Nos indicateurs du cycle conjoncturel montrent une fracture de plus en plus profonde entre les enquêtes sur la confiance des entreprises et des consommateurs et les données effectives. Alors que les premières se dégradent nettement, jusqu’à présent, les secondes sont restées relativement solides, probablement soutenues par l’excédent d’épargne des ménages et le pouvoir de fixation des prix des entreprises.
Cette résilience pourrait ne pas durer, ce que nous commençons déjà à voir aux États-Unis, où le durcissement des conditions financières produit ses premiers effets. Nous abaissons le score macroéconomique que nous attribuons aux États-Unis à négatif et rapprochons nos prévisions de croissance du PIB pour 2022 à un niveau proche du consensus en les abaissant à 2,2% (contre 3,0% précédemment).
La bonne nouvelle pour l’économie américaine vient des données toujours plus nombreuses annonçant que l’inflation serait proche de son point haut.
La situation semble plus morose pour la zone euro. Notre indicateur économique avancé pour la région est désormais inférieur aux niveaux d’avant la pandémie. La dynamique poursuit son ralentissement, freinée par l’Allemagne, tandis que les pressions sur les prix continuent de s’accélérer. La Banque centrale européenne a clairement pris du retard dans la lutte contre l’inflation par rapport à la Réserve fédérale américaine, celle-ci ayant relevé ses taux d’intérêt de 75 points de base supplémentaires le mois dernier.
Les pays émergents d’Asie sont l’un des rares points forts de l’économie mondiale, grâce à la reprise en Chine, dont l’économie bénéficie du soutien des réouvertures ainsi que de la marge de manœuvre, des moyens et de la motivation nécessaires pour stimuler la croissance.

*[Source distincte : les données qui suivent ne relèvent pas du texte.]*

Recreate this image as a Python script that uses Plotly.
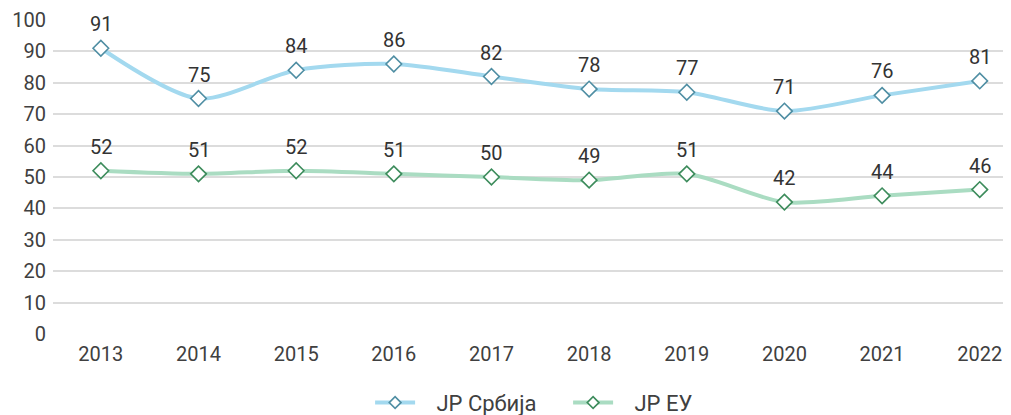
import plotly.graph_objects as go

years = ["2013", "2014", "2015", "2016", "2017", "2018", "2019", "2020", "2021", "2022"]
jp_srbija = [91, 75, 84, 86, 82, 78, 77, 71, 76, 80.6]
jp_eu = [52, 51, 52, 51, 50, 49, 51, 42, 44, 46]
y_ticks = [0, 10, 20, 30, 40, 50, 60, 70, 80, 90, 100]

series = [
    ("JP Србија", jp_srbija, "#a3d9ef", "#4f8ea3"),
    ("JP ЕУ", jp_eu, "#aadcc2", "#3d8c5c"),
]

fig = go.Figure()
annotations = []
for name, vals, lc, mc in series:
    fig.add_trace(go.Scatter(
        x=years, y=vals, name=name, mode="lines+markers", showlegend=False,
        line=dict(color=lc, width=4, shape="spline", smoothing=0.8),
        marker=dict(symbol="diamond", size=12, color="white", line=dict(color=mc, width=1.6)),
        cliponaxis=False,
    ))
    for i, v in enumerate(vals):
        annotations.append(dict(x=i, y=v, xref="x", yref="y", text=f"{v:.0f}", showarrow=False,
                                yshift=24, font=dict(size=20, color="#333333", family="Roboto")))
# legend entries (smaller symbols, as in the reference legend)
for name, vals, lc, mc in series:
    fig.add_trace(go.Scatter(
        x=[None], y=[None], name="\u00a0\u00a0\u00a0" + name, mode="lines+markers", showlegend=True,
        line=dict(color=lc, width=4),
        marker=dict(symbol="diamond", size=9, color="white", line=dict(color=mc, width=1.6)),
    ))

fig.update_layout(
    width=1003, height=407,
    margin=dict(l=45, r=0, t=12, b=81),
    plot_bgcolor="white", paper_bgcolor="white",
    font=dict(family="Roboto", size=20, color="#404040"),
    xaxis=dict(type="category", range=[-0.49, 9.32], showgrid=False, ticks="",
               automargin=False, ticklabelstandoff=6,
               tickfont=dict(size=20, color="#404040")),
    yaxis=dict(range=[0, 100], tickvals=y_ticks, showgrid=True, gridcolor="#dcdcdc", gridwidth=2,
               zeroline=False, ticks="", ticklabelstandoff=6, automargin=False,
               tickfont=dict(size=20, color="#404040")),
    legend=dict(orientation="h", x=0.331, xanchor="left", yref="container", y=0.03, yanchor="middle",
                font=dict(size=22, color="#404040"), itemwidth=40, entrywidth=143),
    annotations=annotations,
    showlegend=True,
)

fig.write_html("out.html")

Même si nous devons contraster tous ces bons points avec les problèmes persistants du marché immobilier chinois, le contexte est, selon nous, positif dans l’ensemble pour les actions chinoises.
Nos indicateurs de liquidité laissent entrevoir que les classes d’actifs plus risquées pourraient encore être à la peine. Dans la plupart des grandes économies, les hausses de taux d’intérêt et les mesures de resserrement quantitatif décidées par les banques centrales provoquent une contraction des excédents de liquidités. Au total, ces trois derniers mois, les cinq principales banques centrales du monde ont retiré 1 800 milliards de dollars US de liquidités.
Alors que les taux directeurs de la Fed sont remontés à un niveau neutre et qu’elle a indiqué que ses prochaines mesures s’appuieraient sur les données à venir, les marchés ont interprété le positionnement de la banque centrale comme plutôt accommodant. En effet, le marché table sur une fin des hausses des taux des fonds fédéraux en décembre de cette année, ce qui la situe 50 points de base en dessous de la propre estimation de la Fed. Même si nous n’excluons pas la possibilité que la Fed marque une pause, nous restons prudents car cette situation est loin d’être certaine à ce stade.
Notre analyse des valorisations montre que les actions s’approchent de leur juste valeur dans ce qui constitue la plus forte baisse du marché depuis plusieurs décennies: nos modèles indiquent que les actions s’échangent à un niveau proche du point médian de leur fourchette de valorisation historique (selon une série de mesures allant des multiples de cours à la prime de risque des actions).
Les obligations restent, quant à elles, relativement bon marché malgré leur récent rebond. Cependant, c’est dans les secteurs plus risqués du marché, comme la dette et le crédit émergents, que l’on trouve le plus de valeur.
Selon les indicateurs techniques, le moral est à présent neutre sur tous les principaux marchés actions et obligations. Les actions affichent toutefois encore des scores négatifs, tant sur le plan de l’évolution des marchés que de facteurs saisonniers (l’été étant historiquement une période problématique pour les actions).